There has been speculation of a split in Mr Sunak’s Cabinet on immigration, with some members - including Chancellor Jeremy Hunt - more keen than others to stress the benefits of migration for economic growth.

It comes ahead of official figures released later in May that are expected to show net migration of between 650,000 and 997,000.

Downing Street insisted Ms Braverman’s comments on cutting net migration were in line with the Government’s approach.

The Prime Minister’s official spokesman said: “She continues to represent the UK Government views on all issues relating to the Home Office, as you would expect.”

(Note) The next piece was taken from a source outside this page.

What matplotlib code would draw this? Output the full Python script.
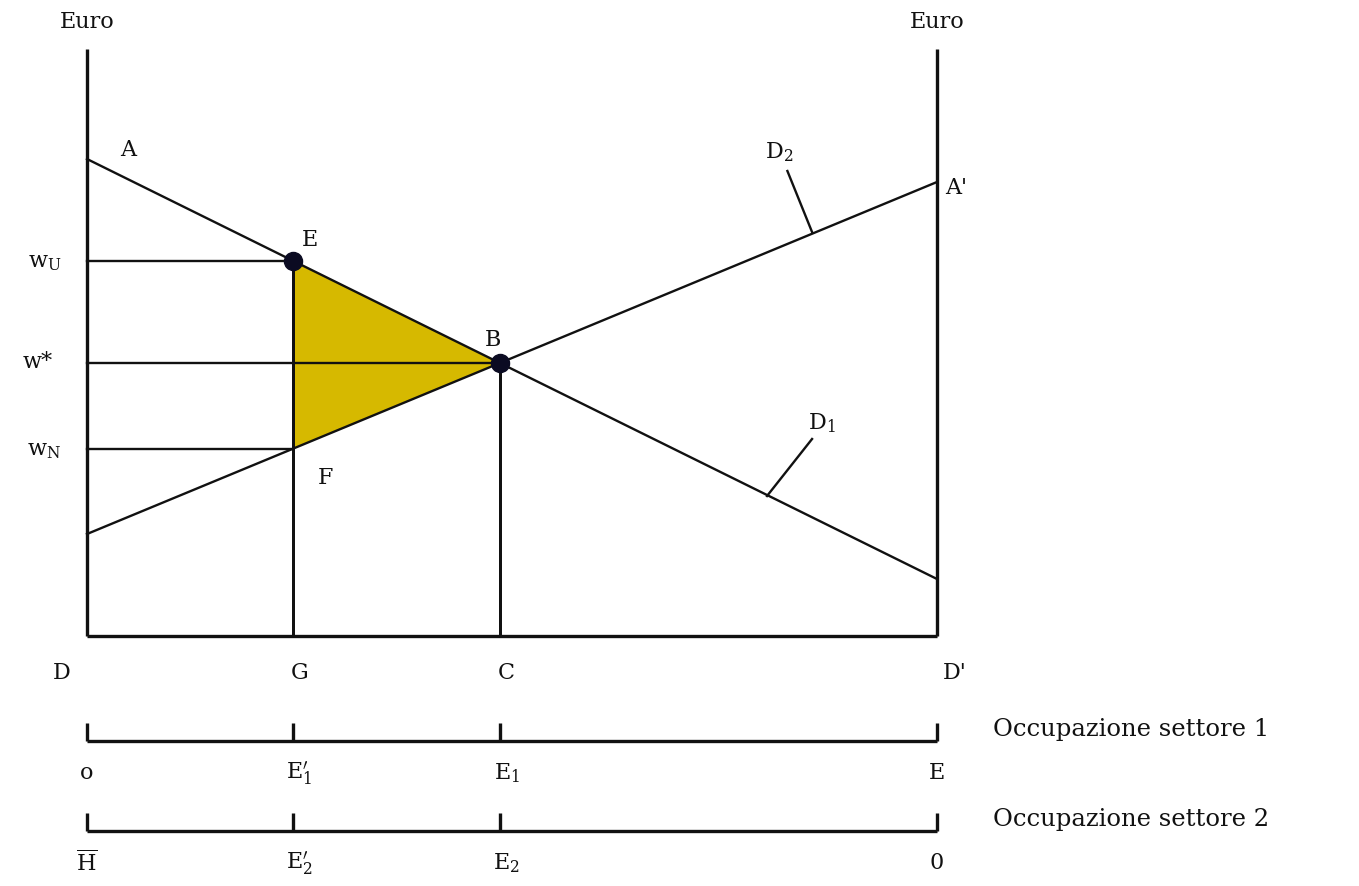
import matplotlib
matplotlib.use("Agg")
import matplotlib.pyplot as plt
import numpy as np

plt.rcParams["mathtext.fontset"] = "dejavuserif"

# ---- data (labour share on x: D=0, D'=1 ; wage in euro units) ----
D1_ends = [4.77, 0.57]      # demand sector 1 at L=0 and L=1 (A ... )
D2_ends = [1.02, 4.54]      # demand sector 2 at L=0 and L=1 (... A')
L_G = 0.242                 # employment in sector 1 with union wage
axis_top = 5.87
occ_levels = [-1.05, -1.95]
occ_titles = ["Occupazione settore 1", "Occupazione settore 2"]
occ1_labels = ["o", "E$_1'$", "E$_1$", "E"]
occ2_labels = [r"$\overline{\mathrm{H}}$", "E$_2'$", "E$_2$", "0"]
wage_labels = [r"w$_\mathrm{U}$", "w*", r"w$_\mathrm{N}$"]

def d1(x):
    return D1_ends[0] + (D1_ends[1] - D1_ends[0]) * x

def d2(x):
    return D2_ends[0] + (D2_ends[1] - D2_ends[0]) * x

L_C = (D1_ends[0] - D2_ends[0]) / ((D1_ends[0] - D1_ends[1]) + (D2_ends[1] - D2_ends[0]))
w_star = d1(L_C)
w_U = d1(L_G)
w_N = d2(L_G)

fig = plt.figure(figsize=(13.59, 8.87), dpi=100)
ax = fig.add_axes([0, 0, 1, 1])
ax.set_xlim(-87 / 850, (1359 - 87) / 850)
ax.set_ylim((637 - 887) / 100, 6.37)
ax.axis("off")

fam = ["DejaVu Serif"]
fs = 16
lw_axis = 2.4
lw = 1.7
k = "#111111"

# axes box
ax.plot([0, 0], [0, axis_top], color=k, lw=lw_axis, solid_capstyle="butt")
ax.plot([1, 1], [0, axis_top], color=k, lw=lw_axis, solid_capstyle="butt")
ax.plot([0, 1], [0, 0], color=k, lw=lw_axis, solid_capstyle="butt")

# triangle
ax.fill([L_G, L_C, L_G], [w_U, w_star, w_N], color="#D6B900", zorder=1, lw=0)

# demand curves
xs = np.array([0, 1])
ax.plot(xs, d1(xs), color=k, lw=lw, zorder=2)
ax.plot(xs, d2(xs), color=k, lw=lw, zorder=2)

# guide lines
ax.plot([0, L_G], [w_U, w_U], color=k, lw=lw)
ax.plot([0, L_C], [w_star, w_star], color=k, lw=lw)
ax.plot([0, L_G], [w_N, w_N], color=k, lw=lw)
ax.plot([L_G, L_G], [0, w_U], color=k, lw=lw_axis * 0.9)
ax.plot([L_C, L_C], [0, w_star], color=k, lw=lw_axis * 0.9)

# points
ax.plot([L_G, L_C], [w_U, w_star], "o", color="#0b0b22", ms=13, zorder=4)

# leaders
ax.plot([0.824, 0.853], [4.65, 4.04], color=k, lw=lw)
ax.plot([0.853, 0.8], [1.97, 1.40], color=k, lw=lw)

def T(x, y, s, **kw):
    kw.setdefault("ha", "center")
    kw.setdefault("va", "center")
    ax.text(x, y, s, family=fam, fontsize=kw.pop("size", fs), color=k, **kw)

T(0.0, 6.15, "Euro", size=16)
T(1.0, 6.15, "Euro", size=16)
T(0.048, 4.87, "A")
T(1.022, 4.49, "A'")
T(0.814, 4.85, "D$_2$")
T(0.865, 2.14, "D$_1$")
T(0.262, 3.97, "E")
T(0.478, 2.97, "B")
T(0.28, 1.59, "F")
T(-0.05, w_U, wage_labels[0])
T(-0.058, w_star + 0.02, wage_labels[1])
T(-0.05, w_N, wage_labels[2])

for x, s in zip([0, L_G, L_C, 1], ["D", "G", "C", "D'"]):
    dx = -0.03 if s == "D" else (0.021 if s == "D'" else 0.008)
    T(x + dx, -0.36, s)

ticks = [0, L_G, L_C, 1]
for lev, title, labs in zip(occ_levels, occ_titles, [occ1_labels, occ2_labels]):
    ax.plot([0, 1], [lev, lev], color=k, lw=lw_axis, solid_capstyle="butt")
    for x in ticks:
        ax.plot([x, x], [lev, lev + 0.18], color=k, lw=lw_axis, solid_capstyle="butt")
    T(1.066, lev + 0.12, title, ha="left", size=17.5)
    for x, s in zip(ticks, labs):
        T(x + (0.008 if 0 < x < 1 else 0), lev - 0.31, s)

fig.savefig("out.png", dpi=100)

The spokesman added: “We want to see employers make long-term investments in the UK domestic workforce instead of relying on overseas labour as part of building a high-wage and high-skilled economy and we are supporting those industries in doing that.”

But Sir Keir Starmer had urged Ms Braverman to cancel her planned speech on immigration and “get back to the office”.

The Labour leader told LBC radio: “Suella Braverman, the Home Secretary, is today making a speech about what she thinks ought to happen on immigration. She is the Home Secretary.

“They’ve been in power for 13 years. This is like (Mikel) Arteta... doing a speech this afternoon on what Arsenal ought to do.”

In her speech, Ms Braverman also praised the “common sense approach” of Conservatives who are “sceptical of self-appointed gurus, experts and elites”.

She added: “Measuring diversity only on the basis of skin colour, sex and sexuality is mindbogglingly myopic. Identity politics is the politics of grievance and division.”

Earlier, ex-Brexit minister Rees-Mogg attacked the Government’s decision to scale back post-Brexit plans to scrap EU laws as “pathetically under-ambitious”.

The former cabinet minister criticised the Prime Minister for breaking his promise to complete a “bonfire” of remaining EU-era laws by the end of the year.

The conference will also feature speakers including Levelling Up Secretary Michael Gove, outspoken Conservative deputy chairman Lee Anderson and former Brexit negotiator Lord Frost.

Mr Rees-Mogg, whose speech was interrupted early on by a protester warning about “fascism”, said the Government’s “U-turn” over scrapping EU laws was a “defeat of ambition, prosperity and democracy”

Ministers say it is common sense to address the issue of EU laws in an ordered way, rather than risk havoc by rushing the policy.

Economic experts already say Brexit will leave millions of workers £1,300 worse off than if Britain had stayed in the EU.

Tory MP Miriam Cates had opened the conference with a call for families to be encouraged to have more children, as she claimed “cultural Marxism” was “destroying our children’s souls”.

The conference comes only days after a similar gathering of Tory MPs and grassroots members in Bournemouth, and after a difficult set of local elections that saw the Conservatives lose nearly 1,000 councillors.